Creamy Shrimp Fettuccine
Creamy pasta can still be enjoyed, even on a renal diet. It simply requires a few creative substitutions for some of its higher-fat ingredients, and you’ll create a comforting and satisfying bowl of shrimp fettuccine in pretty short order!
Cook time: 30min
8 ounces dried fettuccine
2 tablespoons extra‑virgin olive oil, divided
10 ounces shrimp, peeled and deveined
3 cloves of garlic, minced
2 tablespoons all‑purpose flour
1 cup unsweetened rice milk (see tip)
1 teaspoon garlic powder
¼ cup Parmesan cheese, grated
Black pepper, freshly grounded, to taste
2 tablespoons parsley, chopped
Lemon, cut into wedges, for serving
- Bring a large stockpot of salted water to a boil. Add the fettuccine, and cook the noodles, stirring occasionally, until al dente. Drain.

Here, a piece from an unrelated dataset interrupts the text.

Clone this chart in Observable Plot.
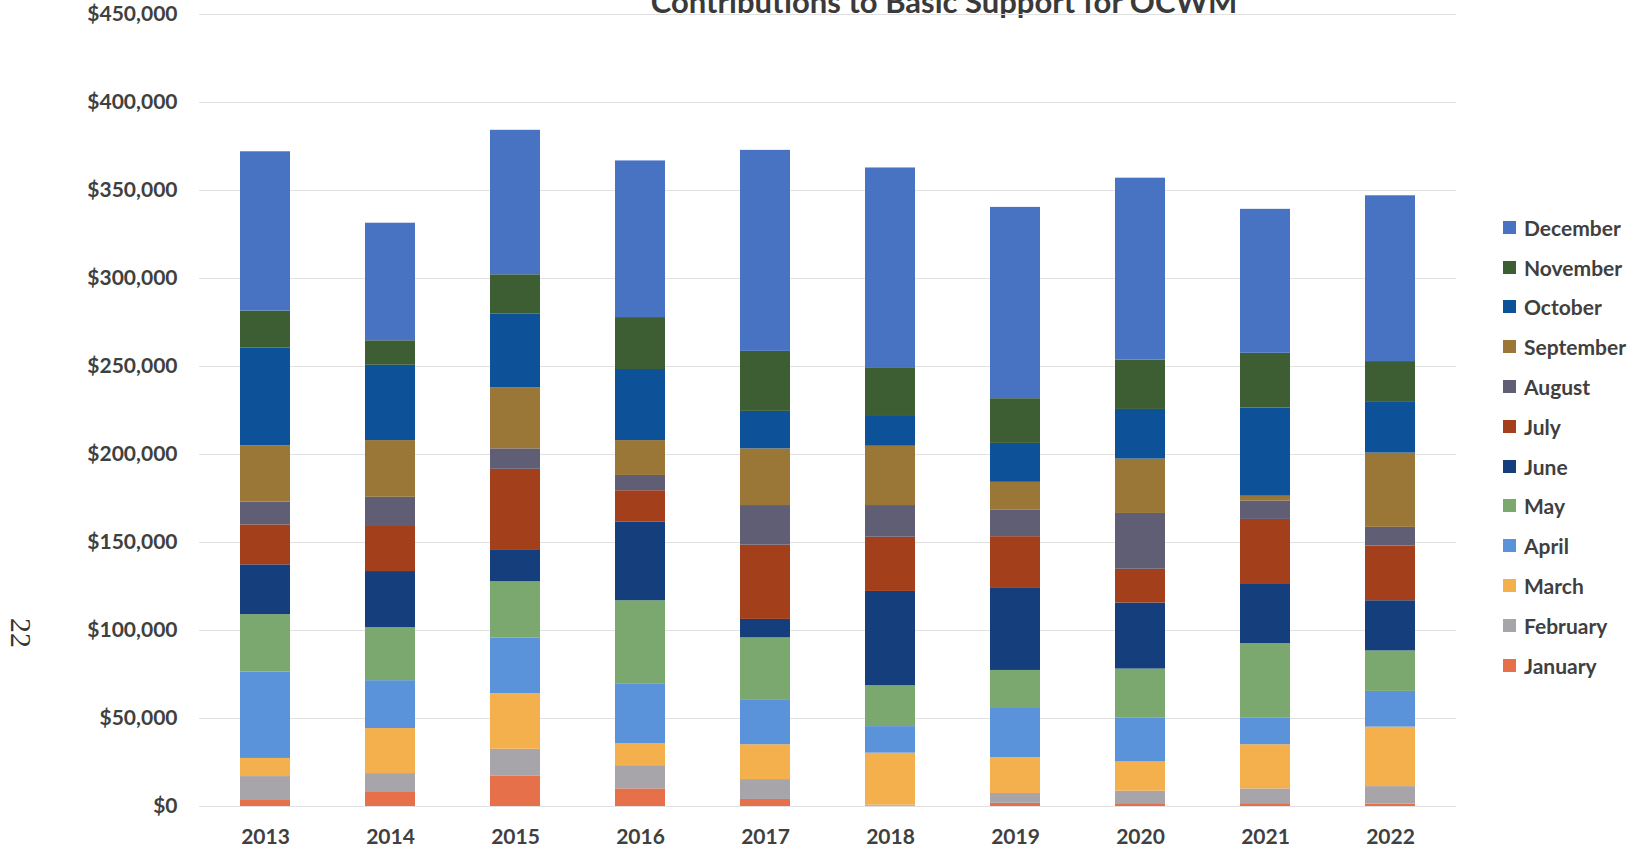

- In a large skillet over medium heat, heat 1 tablespoon of olive oil. Add the shrimp and cook, stirring occasionally, for 3 to 5 minutes, until they turn pink and opaque. Using a slotted spoon, remove the shrimp from the pan, and set aside.
- Add the remaining tablespoon of oil to the skillet. Add the garlic, and cook until fragrant. Add the flour, and mix until it comes together as a paste.
- Add the rice milk slowly, a little at a time, whisking continuously, until it is all added and the mixture is smooth. Stir in the garlic powder. Reduce the heat and let simmer for 3 to 4 minutes, until the sauce begins to thicken.
- Stir in the Parmesan cheese. Season with pepper.
- Add the noodles and stir to coat. Stir in the shrimp. Serve garnished with parsley and lemon wedges.